Chenault has been around boats most of his life. He sailed ships at the U.S. Naval Academy, served on nuclear submarines and now works as a maritime lawyer. He loves a weekend get-away on his 38-foot sailboat.
"Lake Pontchartrain is a very good lake for sailing because it's big enough that there's plenty room, but it's small enough that it doesn't get big seas when the weather gets bad, and there's always some place to go if you need to get out of the way," he said.
He cruises Lake Pontchartrain and enjoys racing. His large, two-masted wooden sailboat, the Ondene, struggles in a light breeze.
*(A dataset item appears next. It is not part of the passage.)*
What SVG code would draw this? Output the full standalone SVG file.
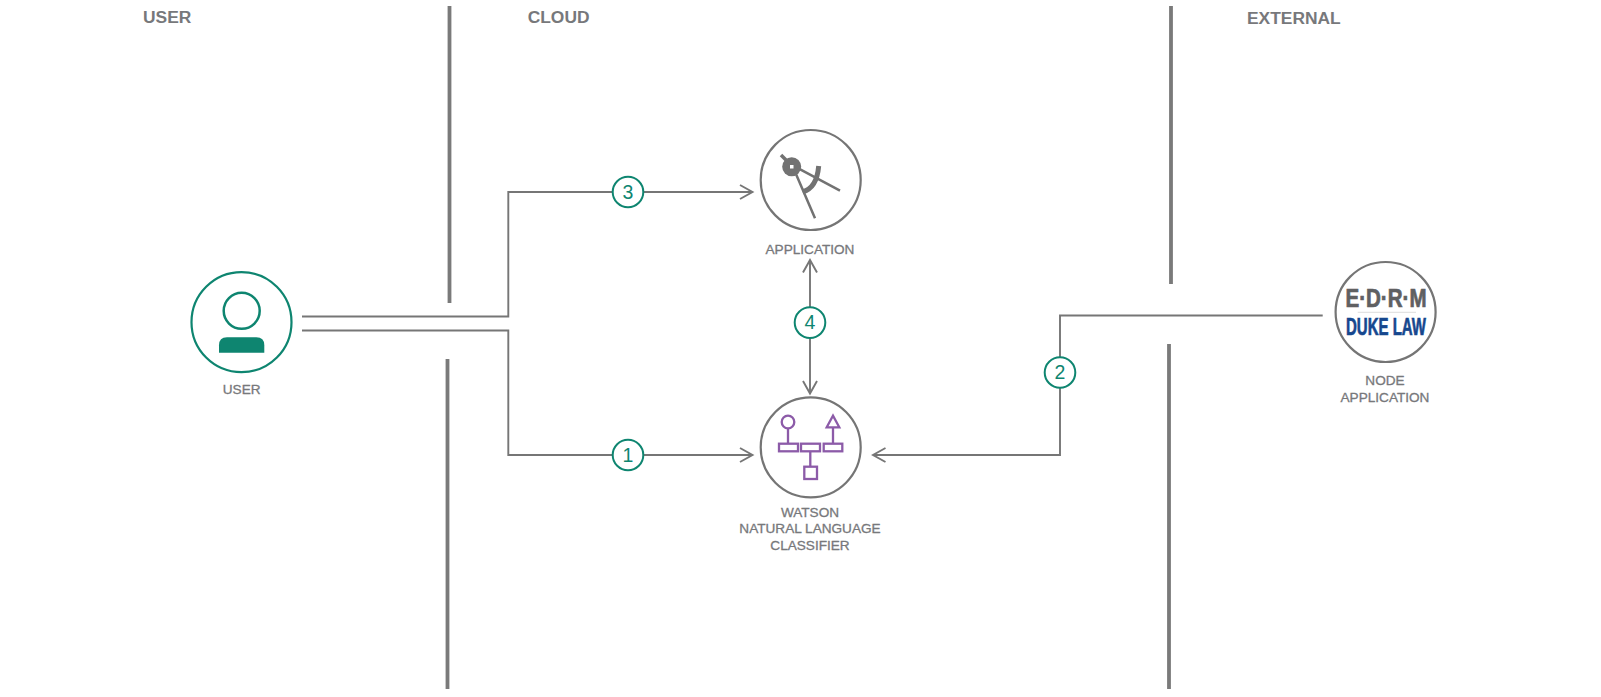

"This is a very heavy boat," Chenault said. "So in light air smaller, lighter boats will go faster, but when the breeze kicks up, she really gets going."
His sailboat was built in the 1970s, but it's based on a classic wooden sailboat design that dates from the 1940s.
"Because everything is wooden," Chenault said. "There's always something that needs some sort of repair. And the goal is to try and stay ahead of it."
For Chenault, a perfect day is when you can shut off the diesel engine, the wind fills the sails and the boat glides quietly through the water.
"When I'm racing the boat, especially in light air, that the sound of the waves on the hull is in some ways the best speedometer that I have because I listen to it lapping at the side and can tell whether I'm speeding up or slowing down," he said. "Being on the water on a sailboat brings out the truth in everything. So you're always learning something. No two days, no two storms are the same. So it's always a challenge."
It's a slower pace, a quieter journey, it's relaxation and a deeper connection to your surroundings.